Why is biodiversity important?

  • Regulation of climate and biogeochemical cycles, 
  • Hydrological functions 
  • Soil protection, 
  • Crop pollination, 
  • Pest control, 
  • Recreation and ecotourism 
  • Wildlife habitat and diversity 
  • “public goods” to society

Values of biodiversity

Ecological values - all living creatures are supported by the interactions among organisms and ecosystems. Loss of biodiversity makes ecosystems less stable, more vulnerable to extreme events, and weakens its natural cycles.
Economic values -A biologically diverse natural environment provides humans with the necessities of life and forms the basis for the economy. Every thing we buy and sell originates from the natural world.
Cultural values - Human cultures around the world profoundly reflect our visceral attachment to the natural world. Thus cultural diversity is linked to Earth’s biodiversity.

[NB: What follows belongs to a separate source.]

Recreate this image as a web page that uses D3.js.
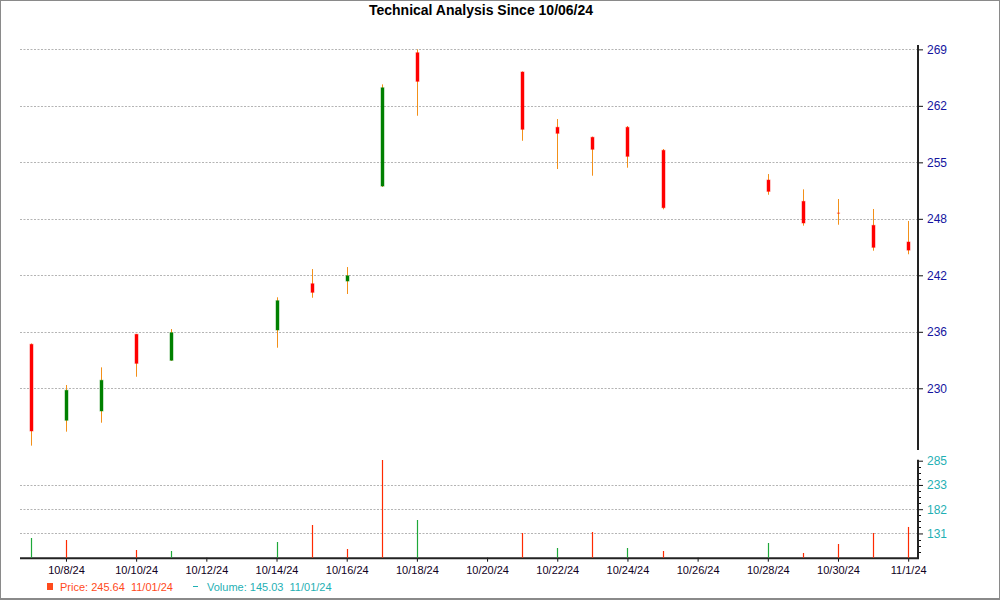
<!DOCTYPE html>
<html>
<head>
<meta charset="utf-8">
<script src="https://cdn.jsdelivr.net/npm/d3@7"></script>
<style>
  html, body { margin: 0; padding: 0; background: #fff; }
  svg { display: block; font-family: "Liberation Sans", Arial, sans-serif; }
</style>
</head>
<body>
<svg id="chart" width="1000" height="600"></svg>
<script>
// ---- data ----
const dates  = ["2024-10-07","2024-10-08","2024-10-09","2024-10-10","2024-10-11",
                "2024-10-14","2024-10-15","2024-10-16","2024-10-17","2024-10-18",
                "2024-10-21","2024-10-22","2024-10-23","2024-10-24","2024-10-25",
                "2024-10-28","2024-10-29","2024-10-30","2024-10-31","2024-11-01"];
const openP  = [234.80,226.06,227.13,235.95,232.96, 236.45,241.77,242.08,253.01,268.35,
                266.13,259.77,258.62,259.77,257.12, 253.70,251.25,249.92,248.49,246.57];
const highP  = [234.90,230.12,232.15,236.00,236.56, 240.21,243.46,243.69,264.71,268.74,
                266.20,260.72,258.70,259.92,257.27, 254.39,252.63,251.52,250.37,248.99];
const lowP   = [223.14,224.75,225.78,231.07,232.90, 234.41,240.16,240.59,252.90,261.10,
                258.22,254.97,254.20,255.12,250.33, 252.01,248.45,248.56,245.57,245.16];
const closeP = [224.83,229.51,230.66,232.61,236.14, 239.82,240.78,242.69,264.32,265.06,
                259.54,259.08,257.24,256.43,250.52, 252.40,248.76,249.88,245.96,245.64];
const volume = [121.7,117.4,79.0,96.3,94.2, 113.2,149.2,98.4,286.7,159.8,
                132.3,100.5,134.4,100.5,94.2, 111.1,89.9,109.0,132.3,145.03];
const volUp  = [true,false,false,false,true, true,false,false,false,true,
                false,true,false,true,false, true,false,false,false,false];
const priceTickLabels  = ["230","236","242","248","255","262","269"];
const volumeTickLabels = ["131","182","233","285"];
const xTickDates = ["2024-10-08","2024-10-10","2024-10-12","2024-10-14","2024-10-16",
                    "2024-10-18","2024-10-20","2024-10-22","2024-10-24","2024-10-26",
                    "2024-10-28","2024-10-30","2024-11-01"];
const titleText = "Technical Analysis Since 10/06/24";
const legendPrice = "Price: 245.64  11/01/24";
const legendVolume = "Volume: 145.03  11/01/24";

// ---- layout ----
const svg = d3.select("#chart");
const parse = d3.utcParse("%Y-%m-%d");
const DAY = 864e5;
const dts = dates.map(parse);
const left = 20, right = 918;
const priceTop = 45, priceBottom = 450;
const volTop = 460.7, volBottom = 557.7;

const x = d3.scaleUtc()
  .domain([new Date(+dts[0] - 0.31 * DAY), new Date(+dts[dts.length - 1] + 0.28 * DAY)])
  .range([left, right]);

const priceStep = 6.5, priceBase = 229.74;
const priceTickVals = priceTickLabels.map((_, i) => priceBase + i * priceStep);
const y = d3.scaleLinear().domain([222.64, 269.24]).range([priceBottom, priceTop]);

const volStep = 51.3, volBase = 80;
const volTickVals = volumeTickLabels.map((_, i) => volBase + (i + 1) * volStep);
const yv = d3.scaleLinear().domain([volBase, volBase + 4 * volStep]).range([volBottom, volTop]);

// frame
svg.append("rect").attr("x", 0.5).attr("y", 0.5).attr("width", 999).attr("height", 599)
  .attr("fill", "none").attr("stroke", "#8a8a8a").attr("stroke-width", 1);
svg.append("line").attr("x1", 0).attr("x2", 1000).attr("y1", 598.5).attr("y2", 598.5)
  .attr("stroke", "#8a8a8a").attr("stroke-width", 1);

// title
svg.append("text").attr("x", 481).attr("y", 15).attr("text-anchor", "middle")
  .attr("font-size", 14).attr("font-weight", "bold").attr("fill", "#000").text(titleText);

// gridlines
const grid = svg.append("g").attr("stroke", "#b4b4b4").attr("stroke-width", 1)
  .attr("stroke-dasharray", "2,1.5");
priceTickVals.forEach(v => {
  const yy = Math.round(y(v)) + 0.5;
  grid.append("line").attr("x1", left).attr("x2", right).attr("y1", yy).attr("y2", yy);
});
volTickVals.slice(0, 3).forEach(v => {
  const yy = Math.round(yv(v)) + 0.5;
  grid.append("line").attr("x1", left).attr("x2", right).attr("y1", yy).attr("y2", yy);
});

// price axis (right)
const pAxis = d3.axisRight(y).tickValues(priceTickVals).tickSize(5).tickPadding(4)
  .tickFormat((d, i) => priceTickLabels[i]);
const pg = svg.append("g").attr("transform", `translate(${right},0)`).call(pAxis);
pg.select(".domain").remove();
pg.selectAll(".tick line").attr("stroke", "#111");
pg.selectAll(".tick text").attr("font-size", 12).attr("fill", "#1414a0")
  .attr("font-family", "Liberation Sans, Arial, sans-serif");
svg.append("line").attr("x1", right).attr("x2", right).attr("y1", priceTop).attr("y2", priceBottom)
  .attr("stroke", "#222").attr("stroke-width", 2);

// volume axis (right)
const vAxis = d3.axisRight(yv).tickValues(volTickVals).tickSize(5).tickPadding(4)
  .tickFormat((d, i) => volumeTickLabels[i]);
const vg = svg.append("g").attr("transform", `translate(${right},0)`).call(vAxis);
vg.select(".domain").remove();
vg.selectAll(".tick line").attr("stroke", "#111");
vg.selectAll(".tick text").attr("font-size", 12).attr("fill", "#1fb0b4")
  .attr("font-family", "Liberation Sans, Arial, sans-serif");
const minorVals = d3.range(1, 16).map(i => volBase + i * volStep / 4).filter((v, i) => (i + 1) % 4 !== 0);
svg.append("g").selectAll("line").data(minorVals).join("line")
  .attr("x1", right).attr("x2", right + 3)
  .attr("y1", d => Math.round(yv(d)) + 0.5).attr("y2", d => Math.round(yv(d)) + 0.5)
  .attr("stroke", "#111");
svg.append("line").attr("x1", right).attr("x2", right).attr("y1", volTop - 1).attr("y2", volBottom + 1)
  .attr("stroke", "#222").attr("stroke-width", 2);

// x axis (bottom)
const xTicks = xTickDates.map(parse);
const xAxis = d3.axisBottom(x).tickValues(xTicks).tickSize(4).tickPadding(5)
  .tickFormat(d3.utcFormat("%-m/%-d/%y"));
const xg = svg.append("g").attr("transform", `translate(0,${volBottom})`).call(xAxis);
xg.select(".domain").remove();
xg.selectAll(".tick line").attr("stroke", "#111");
xg.selectAll(".tick text").attr("font-size", 11).attr("fill", "#110022")
  .attr("font-family", "Liberation Sans, Arial, sans-serif");
svg.append("line").attr("x1", left).attr("x2", right + 1).attr("y1", volBottom + 0.5).attr("y2", volBottom + 0.5)
  .attr("stroke", "#222").attr("stroke-width", 2);

// volume bars
const idx = d3.range(dates.length);
svg.append("g").selectAll("line").data(idx).join("line")
  .attr("x1", i => Math.round(x(dts[i])) + 0.5).attr("x2", i => Math.round(x(dts[i])) + 0.5)
  .attr("y1", volBottom).attr("y2", i => Math.min(volBottom, yv(volume[i])))
  .attr("stroke", i => volUp[i] ? "#1ea83a" : "#ff2a00").attr("stroke-width", 1.2);

// candles: wicks
const cg = svg.append("g");
cg.selectAll("line").data(idx).join("line")
  .attr("x1", i => Math.round(x(dts[i])) + 0.5).attr("x2", i => Math.round(x(dts[i])) + 0.5)
  .attr("y1", i => y(highP[i])).attr("y2", i => y(lowP[i]))
  .attr("stroke", "#f39019").attr("stroke-width", 1);
// bodies
cg.selectAll("rect").data(idx).join("rect")
  .attr("x", i => Math.round(x(dts[i])) - 1)
  .attr("width", 3)
  .attr("y", i => y(Math.max(openP[i], closeP[i])))
  .attr("height", i => Math.abs(y(openP[i]) - y(closeP[i])))
  .attr("fill", i => closeP[i] >= openP[i] ? "#008000" : "#ff0000")
  .attr("stroke", i => closeP[i] >= openP[i] ? "rgba(0,128,0,0.45)" : "rgba(255,0,0,0.45)")
  .attr("stroke-width", i => Math.abs(y(openP[i]) - y(closeP[i])) < 1.5 ? 0.4 : 1);

// legend
const lg = svg.append("g").style("white-space", "pre");
lg.append("rect").attr("x", 47).attr("y", 583).attr("width", 6).attr("height", 7).attr("fill", "#ff4a1c");
lg.append("text").attr("x", 60).attr("y", 591).attr("font-size", 11).attr("fill", "#ff4a1c")
  .attr("xml:space", "preserve").style("white-space", "pre").text(legendPrice);
lg.append("line").attr("x1", 193).attr("x2", 198).attr("y1", 586.5).attr("y2", 586.5)
  .attr("stroke", "#1fb0b4").attr("stroke-width", 1);
lg.append("text").attr("x", 207).attr("y", 591).attr("font-size", 11).attr("fill", "#1fb0b4")
  .attr("xml:space", "preserve").style("white-space", "pre").text(legendVolume);
</script>
</body>
</html>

Biodiversity and Sustainability

The biodiversity of an ecosystem contributes to the sustainability of that ecosystem. Higher/more biodiversity is  more sustainable. Lower/less biodiversity is  less sustainable.  High biodiversity in an ecosystem means that there is a great variety of genes and species in that ecosystem.

 Conservation of biodiversity

Ex-situ conservation means “off-site” conservation. 

The species of plants and animals to be protected are removed from the natural habitats and are placed in the safer areas under the control of man. Botanical gardens, zoos and the arboreta are the traditional methods of ex-situ conservation. Germ plasm banks or Seed banks (also Gene banks) are some other methods of ex-situ conservation.

In-situ conservation means “on-site” conservation.

It is the  protection of species within the natural habitat of the species of animals and plants. It includes protection in the wildlife sanctuaries, national parks and biosphere reserves etc. that have been formed to protect threatened and even rare species. In India we have 608 protected areas: 95 national parks, 13 biosphere reserves  and 500 wildlife sanctuaries. In India, there are four internationally recognized Biosphere Reserves: Nilgiri, Gulf of Mannar, Sunderbans and Nanda Devi (Man and Biosphere Programme of UNESCO). In Tamil nadu  ther are 5 national parks, 20 wild life sancturies and  2 biosphere reserves.

“Every country has three forms of wealth: material, cultural and biological. The first two we understand well, because they are the substance of our everyday lives. The essence of the biodiversity problem is that biological wealth is taken much less seriously. . . ..”  - Edward Wilson, The Diversity of Life (1992).